The post-house of Kudum stands in a small clearing, with ponds round it, the abode of frogs. We found it tolerably comfortable; the swallows which had been nesting in the rafters when we had passed in the spring, and which had disturbed us in the very early hours of the morning with twitterings and flutterings, had fled now, taking their fledged little ones with them; but one of the rooms which was offered to us seemed to belong to someone more important than swallows. His bed was all prepared in it, and on a table were strewn his writing materials, reed pens and inkpots and sheets of paper. We inquired whose was the room of which we had thus summarily entered into possession. ‘Oh,’ said the people of the post-house indifferently, ‘it is only the room of the NaÏb.’ Now, NaÏb means deputy, it is also the title of the Shah’s third son, the Commander-in-Chief—who this particular NaÏb was we failed to ascertain, but we had visions of a trampling ragged army surrounding our beds late at night, while the NaÏb-es-Sultan, with the portrait of the Shah blazing in diamonds upon his breast, commanded us in indignant tones to quit the rooms which had been prepared for him, or of waking to find some humbler deputy seated at the table and writing busily with his reed pens complaints of our insolence to his Government.
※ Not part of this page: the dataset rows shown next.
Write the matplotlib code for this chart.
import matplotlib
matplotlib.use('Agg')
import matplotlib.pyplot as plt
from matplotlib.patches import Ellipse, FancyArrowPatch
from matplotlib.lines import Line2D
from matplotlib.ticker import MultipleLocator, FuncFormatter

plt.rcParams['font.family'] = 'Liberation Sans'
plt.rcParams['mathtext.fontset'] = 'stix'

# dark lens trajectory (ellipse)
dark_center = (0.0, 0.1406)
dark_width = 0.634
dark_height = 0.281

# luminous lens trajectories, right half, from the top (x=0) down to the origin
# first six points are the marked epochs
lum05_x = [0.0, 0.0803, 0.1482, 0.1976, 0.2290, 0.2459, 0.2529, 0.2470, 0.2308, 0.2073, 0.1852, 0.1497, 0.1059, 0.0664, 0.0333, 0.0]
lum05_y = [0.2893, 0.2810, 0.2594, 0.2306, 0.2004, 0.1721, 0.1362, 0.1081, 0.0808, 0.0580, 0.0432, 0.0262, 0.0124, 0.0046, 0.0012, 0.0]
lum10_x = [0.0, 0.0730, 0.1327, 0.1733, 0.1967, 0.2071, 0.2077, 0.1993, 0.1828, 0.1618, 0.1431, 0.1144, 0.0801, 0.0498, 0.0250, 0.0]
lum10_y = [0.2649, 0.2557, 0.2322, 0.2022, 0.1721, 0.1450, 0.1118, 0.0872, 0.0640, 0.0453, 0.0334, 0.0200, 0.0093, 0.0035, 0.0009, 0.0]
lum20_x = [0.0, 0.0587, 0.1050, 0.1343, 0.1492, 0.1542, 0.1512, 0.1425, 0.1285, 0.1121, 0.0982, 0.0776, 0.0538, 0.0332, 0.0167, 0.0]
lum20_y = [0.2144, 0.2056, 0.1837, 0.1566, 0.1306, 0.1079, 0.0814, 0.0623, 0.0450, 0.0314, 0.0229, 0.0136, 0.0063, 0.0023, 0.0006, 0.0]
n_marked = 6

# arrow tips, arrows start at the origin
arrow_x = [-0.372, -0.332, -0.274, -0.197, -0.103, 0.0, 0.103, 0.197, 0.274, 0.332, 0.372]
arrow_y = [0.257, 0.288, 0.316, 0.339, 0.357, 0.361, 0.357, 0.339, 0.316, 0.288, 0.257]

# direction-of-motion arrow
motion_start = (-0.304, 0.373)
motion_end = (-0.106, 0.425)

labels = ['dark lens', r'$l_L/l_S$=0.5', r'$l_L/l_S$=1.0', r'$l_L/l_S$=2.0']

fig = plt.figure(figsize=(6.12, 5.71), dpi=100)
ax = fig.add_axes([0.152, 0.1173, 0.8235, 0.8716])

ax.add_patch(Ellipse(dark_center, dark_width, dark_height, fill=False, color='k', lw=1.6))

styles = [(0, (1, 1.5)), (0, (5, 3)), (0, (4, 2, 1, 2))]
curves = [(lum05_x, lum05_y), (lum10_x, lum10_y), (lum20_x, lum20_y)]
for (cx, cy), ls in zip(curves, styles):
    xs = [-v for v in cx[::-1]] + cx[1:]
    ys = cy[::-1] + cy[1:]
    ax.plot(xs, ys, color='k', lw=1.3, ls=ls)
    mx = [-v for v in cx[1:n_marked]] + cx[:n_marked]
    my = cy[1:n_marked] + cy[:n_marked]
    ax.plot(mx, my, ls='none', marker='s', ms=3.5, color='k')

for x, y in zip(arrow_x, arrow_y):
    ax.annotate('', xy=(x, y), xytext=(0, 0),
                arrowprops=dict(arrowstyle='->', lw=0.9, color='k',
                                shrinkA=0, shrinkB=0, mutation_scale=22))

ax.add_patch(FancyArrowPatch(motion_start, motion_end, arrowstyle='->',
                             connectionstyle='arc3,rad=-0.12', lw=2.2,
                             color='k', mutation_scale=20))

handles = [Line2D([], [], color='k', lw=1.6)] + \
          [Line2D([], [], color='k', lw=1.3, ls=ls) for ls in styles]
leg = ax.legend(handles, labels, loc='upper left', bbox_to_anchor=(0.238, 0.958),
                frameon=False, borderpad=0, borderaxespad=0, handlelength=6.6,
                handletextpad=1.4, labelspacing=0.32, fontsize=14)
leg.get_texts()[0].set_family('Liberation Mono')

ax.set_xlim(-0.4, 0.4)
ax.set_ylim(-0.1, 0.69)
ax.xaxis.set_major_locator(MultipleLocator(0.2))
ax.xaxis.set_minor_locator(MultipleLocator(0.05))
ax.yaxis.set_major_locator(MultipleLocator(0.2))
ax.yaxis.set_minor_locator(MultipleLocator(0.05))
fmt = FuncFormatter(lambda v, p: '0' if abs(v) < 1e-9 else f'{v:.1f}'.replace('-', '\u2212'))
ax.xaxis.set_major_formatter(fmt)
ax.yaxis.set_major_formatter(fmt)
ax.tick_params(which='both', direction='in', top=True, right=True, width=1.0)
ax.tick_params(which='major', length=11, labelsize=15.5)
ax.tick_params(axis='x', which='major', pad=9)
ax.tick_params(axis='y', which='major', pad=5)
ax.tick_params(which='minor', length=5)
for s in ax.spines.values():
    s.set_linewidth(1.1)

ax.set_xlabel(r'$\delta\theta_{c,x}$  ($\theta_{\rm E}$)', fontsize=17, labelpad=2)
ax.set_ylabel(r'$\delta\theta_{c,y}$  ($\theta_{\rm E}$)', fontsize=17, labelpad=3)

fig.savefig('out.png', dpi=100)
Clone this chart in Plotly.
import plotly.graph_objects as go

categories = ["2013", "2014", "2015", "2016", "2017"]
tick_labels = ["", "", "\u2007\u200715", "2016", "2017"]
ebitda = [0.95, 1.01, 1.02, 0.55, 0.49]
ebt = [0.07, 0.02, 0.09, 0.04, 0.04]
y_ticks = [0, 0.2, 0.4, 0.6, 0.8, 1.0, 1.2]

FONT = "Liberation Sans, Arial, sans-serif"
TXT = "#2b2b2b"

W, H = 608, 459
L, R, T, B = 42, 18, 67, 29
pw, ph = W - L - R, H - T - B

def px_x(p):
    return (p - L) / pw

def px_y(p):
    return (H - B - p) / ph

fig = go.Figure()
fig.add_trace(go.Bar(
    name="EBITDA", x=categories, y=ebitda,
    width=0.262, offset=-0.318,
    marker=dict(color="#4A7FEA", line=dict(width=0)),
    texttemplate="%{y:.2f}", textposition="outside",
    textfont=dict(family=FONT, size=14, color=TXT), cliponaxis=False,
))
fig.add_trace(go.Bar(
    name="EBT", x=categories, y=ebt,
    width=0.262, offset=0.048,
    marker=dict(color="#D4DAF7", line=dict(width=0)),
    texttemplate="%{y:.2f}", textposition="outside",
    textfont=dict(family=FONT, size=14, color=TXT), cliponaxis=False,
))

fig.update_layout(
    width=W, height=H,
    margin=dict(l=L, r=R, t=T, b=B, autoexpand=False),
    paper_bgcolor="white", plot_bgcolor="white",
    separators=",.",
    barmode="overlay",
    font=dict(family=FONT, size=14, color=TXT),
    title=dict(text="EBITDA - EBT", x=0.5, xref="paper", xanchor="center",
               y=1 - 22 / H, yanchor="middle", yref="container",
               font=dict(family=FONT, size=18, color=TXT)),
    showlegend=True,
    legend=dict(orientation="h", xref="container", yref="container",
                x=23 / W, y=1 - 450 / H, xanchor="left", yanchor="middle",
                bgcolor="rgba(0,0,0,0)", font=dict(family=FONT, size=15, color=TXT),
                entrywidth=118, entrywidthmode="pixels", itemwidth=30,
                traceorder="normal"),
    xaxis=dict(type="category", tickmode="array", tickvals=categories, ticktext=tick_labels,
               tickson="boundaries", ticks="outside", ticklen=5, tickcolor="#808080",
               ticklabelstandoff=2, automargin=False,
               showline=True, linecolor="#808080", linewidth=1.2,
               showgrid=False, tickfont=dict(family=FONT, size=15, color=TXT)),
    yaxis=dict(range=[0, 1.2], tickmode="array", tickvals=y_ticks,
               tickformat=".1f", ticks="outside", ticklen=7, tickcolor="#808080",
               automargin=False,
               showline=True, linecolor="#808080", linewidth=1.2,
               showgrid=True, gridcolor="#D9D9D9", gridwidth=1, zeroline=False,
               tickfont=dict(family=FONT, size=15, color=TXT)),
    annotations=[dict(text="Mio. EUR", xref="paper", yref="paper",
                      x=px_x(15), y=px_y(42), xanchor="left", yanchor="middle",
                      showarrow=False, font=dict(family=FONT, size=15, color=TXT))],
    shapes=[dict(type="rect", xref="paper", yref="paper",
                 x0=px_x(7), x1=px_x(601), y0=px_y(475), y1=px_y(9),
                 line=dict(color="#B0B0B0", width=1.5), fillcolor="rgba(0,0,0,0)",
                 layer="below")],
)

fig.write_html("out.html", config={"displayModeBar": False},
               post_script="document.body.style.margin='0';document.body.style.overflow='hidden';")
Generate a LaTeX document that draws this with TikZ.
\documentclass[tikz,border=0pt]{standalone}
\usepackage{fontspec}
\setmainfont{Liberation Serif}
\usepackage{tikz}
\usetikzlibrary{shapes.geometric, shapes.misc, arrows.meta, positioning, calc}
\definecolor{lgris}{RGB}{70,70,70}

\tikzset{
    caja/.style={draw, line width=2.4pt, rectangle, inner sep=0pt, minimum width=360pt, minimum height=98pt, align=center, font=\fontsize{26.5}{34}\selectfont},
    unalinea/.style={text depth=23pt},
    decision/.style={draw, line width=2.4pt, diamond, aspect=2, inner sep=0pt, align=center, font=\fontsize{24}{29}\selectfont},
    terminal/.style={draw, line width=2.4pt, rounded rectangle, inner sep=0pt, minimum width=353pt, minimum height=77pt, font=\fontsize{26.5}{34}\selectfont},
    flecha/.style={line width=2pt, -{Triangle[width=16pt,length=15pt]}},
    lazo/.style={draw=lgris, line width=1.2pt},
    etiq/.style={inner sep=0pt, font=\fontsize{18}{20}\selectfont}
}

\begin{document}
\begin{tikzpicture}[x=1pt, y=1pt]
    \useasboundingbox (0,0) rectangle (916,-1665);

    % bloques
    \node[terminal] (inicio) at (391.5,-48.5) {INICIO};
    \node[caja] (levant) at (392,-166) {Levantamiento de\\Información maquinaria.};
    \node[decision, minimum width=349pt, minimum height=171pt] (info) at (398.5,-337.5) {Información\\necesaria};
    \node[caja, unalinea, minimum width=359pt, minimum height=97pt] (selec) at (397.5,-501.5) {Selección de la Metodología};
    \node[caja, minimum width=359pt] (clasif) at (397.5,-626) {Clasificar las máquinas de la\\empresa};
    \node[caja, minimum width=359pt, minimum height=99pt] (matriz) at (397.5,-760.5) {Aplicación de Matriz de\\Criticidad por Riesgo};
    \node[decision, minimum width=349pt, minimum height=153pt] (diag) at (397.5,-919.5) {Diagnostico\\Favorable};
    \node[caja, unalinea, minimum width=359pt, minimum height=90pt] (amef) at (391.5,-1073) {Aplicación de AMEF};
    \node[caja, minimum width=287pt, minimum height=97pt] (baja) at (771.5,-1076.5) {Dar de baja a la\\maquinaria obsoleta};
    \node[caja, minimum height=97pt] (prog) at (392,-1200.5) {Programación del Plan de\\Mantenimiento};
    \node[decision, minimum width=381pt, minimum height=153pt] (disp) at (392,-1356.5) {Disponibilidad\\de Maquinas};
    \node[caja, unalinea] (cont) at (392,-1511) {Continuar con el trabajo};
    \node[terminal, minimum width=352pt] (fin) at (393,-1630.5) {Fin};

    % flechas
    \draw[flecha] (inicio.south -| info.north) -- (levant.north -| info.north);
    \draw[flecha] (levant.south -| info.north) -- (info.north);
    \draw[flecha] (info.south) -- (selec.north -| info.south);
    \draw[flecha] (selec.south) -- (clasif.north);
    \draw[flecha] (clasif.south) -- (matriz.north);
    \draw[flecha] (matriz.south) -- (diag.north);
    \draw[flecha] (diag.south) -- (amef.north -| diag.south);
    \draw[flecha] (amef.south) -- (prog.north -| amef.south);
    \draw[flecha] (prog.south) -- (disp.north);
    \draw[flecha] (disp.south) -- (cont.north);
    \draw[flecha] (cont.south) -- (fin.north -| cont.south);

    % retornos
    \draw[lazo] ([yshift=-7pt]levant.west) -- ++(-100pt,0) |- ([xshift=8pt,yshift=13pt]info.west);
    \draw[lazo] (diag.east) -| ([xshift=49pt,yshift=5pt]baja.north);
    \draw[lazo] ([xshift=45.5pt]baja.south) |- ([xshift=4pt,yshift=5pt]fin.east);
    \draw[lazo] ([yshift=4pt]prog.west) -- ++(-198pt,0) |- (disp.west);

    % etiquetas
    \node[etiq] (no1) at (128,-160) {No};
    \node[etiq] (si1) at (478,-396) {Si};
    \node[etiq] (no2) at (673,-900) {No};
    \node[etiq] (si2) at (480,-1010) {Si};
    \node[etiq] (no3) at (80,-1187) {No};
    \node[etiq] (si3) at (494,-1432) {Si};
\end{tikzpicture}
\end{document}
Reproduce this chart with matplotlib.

We were undisturbed, however, except by frogs, who croaked unsoothing lullabies in our ears, and by the bells of a caravan of camels which passed at dead of night—an endless train, with silent, ghostly steps, looming out like shadows through the mists, and passing like shadows into the mists again.

Next morning we woke to feel with relief that our ride was over; for the last time we saw our luggage strapped on to the backs of pack-horses, and mounting ourselves into a battered shay, we jolted down the road to the red roofs and the civilization of Resht.